**GIVEN DATA:**
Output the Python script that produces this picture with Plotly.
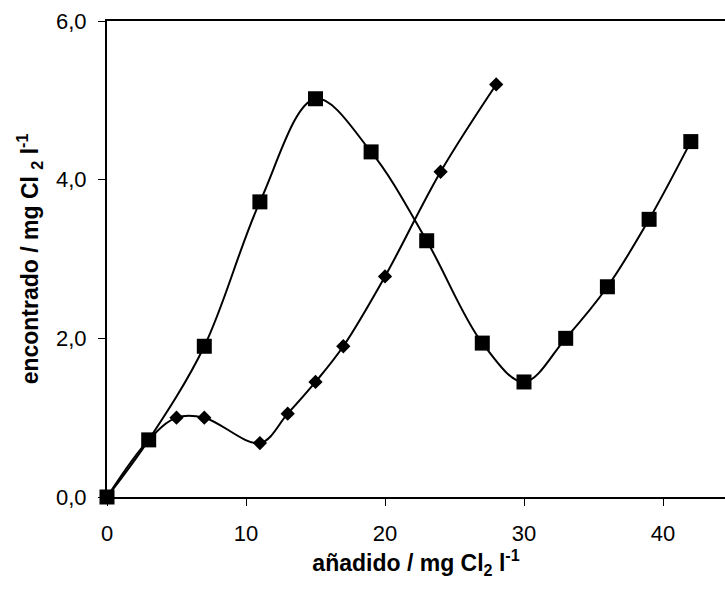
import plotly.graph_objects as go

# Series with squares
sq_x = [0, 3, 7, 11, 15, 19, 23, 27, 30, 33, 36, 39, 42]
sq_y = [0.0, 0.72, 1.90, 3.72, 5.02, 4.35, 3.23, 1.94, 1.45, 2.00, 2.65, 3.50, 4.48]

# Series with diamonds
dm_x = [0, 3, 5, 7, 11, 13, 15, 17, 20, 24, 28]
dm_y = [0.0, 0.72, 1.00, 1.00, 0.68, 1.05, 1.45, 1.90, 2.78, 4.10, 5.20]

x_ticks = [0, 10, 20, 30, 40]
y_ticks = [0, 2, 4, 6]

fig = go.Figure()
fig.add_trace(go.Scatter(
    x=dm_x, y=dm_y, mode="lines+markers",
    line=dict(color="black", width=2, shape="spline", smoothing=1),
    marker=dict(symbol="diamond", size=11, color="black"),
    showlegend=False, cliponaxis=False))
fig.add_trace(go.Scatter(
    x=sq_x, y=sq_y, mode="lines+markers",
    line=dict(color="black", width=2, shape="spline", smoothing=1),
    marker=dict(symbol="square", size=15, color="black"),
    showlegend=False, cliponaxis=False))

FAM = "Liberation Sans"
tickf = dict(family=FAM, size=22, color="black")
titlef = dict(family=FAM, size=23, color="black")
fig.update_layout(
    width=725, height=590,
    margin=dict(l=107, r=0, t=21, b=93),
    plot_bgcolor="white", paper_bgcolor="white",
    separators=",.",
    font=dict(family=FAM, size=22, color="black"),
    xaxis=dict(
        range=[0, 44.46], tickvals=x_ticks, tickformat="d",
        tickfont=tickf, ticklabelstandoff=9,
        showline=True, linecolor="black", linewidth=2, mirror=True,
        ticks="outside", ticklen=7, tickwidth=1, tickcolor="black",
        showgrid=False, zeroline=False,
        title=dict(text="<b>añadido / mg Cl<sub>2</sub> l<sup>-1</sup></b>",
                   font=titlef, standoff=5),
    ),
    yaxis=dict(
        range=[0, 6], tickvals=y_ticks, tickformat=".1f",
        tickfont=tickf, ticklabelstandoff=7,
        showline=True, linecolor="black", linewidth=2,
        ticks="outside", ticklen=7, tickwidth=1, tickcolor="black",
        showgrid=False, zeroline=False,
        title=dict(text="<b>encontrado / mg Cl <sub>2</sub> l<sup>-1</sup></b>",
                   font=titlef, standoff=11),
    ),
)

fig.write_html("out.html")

**WHAT YOU NEED TO DO:**
Pull every line containing "with" from the data.

**CORRECT RESULT:**
Output the Python script that produces this picture with Plotly.
# Series with squares
# Series with diamonds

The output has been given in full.